Gorō, le fils recalé
Les jeunes réalisateurs du studio constituent les plus sérieux candidats à une reprise en main de la maison. Gorō Miyazaki, fils d’Hayao, a déjà réalisé deux films dans la maison (Les Contes de Terremer et La Colline aux coquelicots). Mal accueillis, ils sont aussi la source d’une rixe familiale, le père étant peu convaincu par les talents de cinéaste de son fils.
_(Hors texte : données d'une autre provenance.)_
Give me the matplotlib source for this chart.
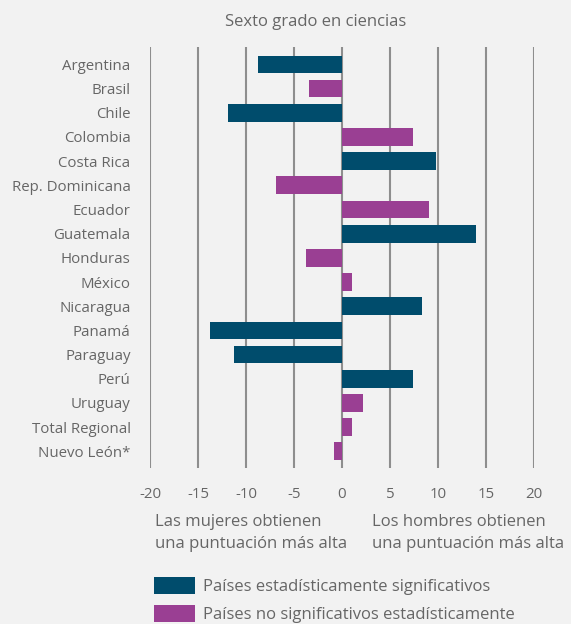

Hiroyuki Morita, chef-animateur de plusieurs œuvres-jalons de l’histoire du studio et réalisateur d’un de ses succès modernes (Le Royaume des chats), n’apparaît pas comme une option suffisamment « maison », n’ayant pas collaboré avec Ghibli depuis sept ans. On ne peut pas en dire autant de Hiromasa Yonebayashi, qui a quant à lui gravi les échelons depuis près de vingt ans sous l’aile de Miyazaki, jusqu’à réaliser en 2011 son premier film, Arrietty et le petit monde des chapardeurs, ayant reçu de bien meilleures faveurs que les deux tentatives de Gorō.
Par-dessus tout, il est temps de ne plus imaginer un leadership aussi fort au sein du studio : même absent, Hayao Miyazaki continuera inévitablement de hanter les productions Ghibli où il semble être, paradoxalement, le seul réellement disposé à transgresser ses propres codes – Le vent se lève, son dernier film abandonne toute évasion surréelle pour un récit quasi naturaliste (si un tel qualificatif peut s’appliquer à l’animation) dédié à un constructeur d’avion des années 1930. Les regards se tournent donc logiquement sur la capacité de cette jeune génération à accompagner sereinement l’évolution du studio plutôt que de s’enfermer dans une vénération agenouillée de son fondateur. A Ghibli, l’heure est peut-être venue de couper le cordon.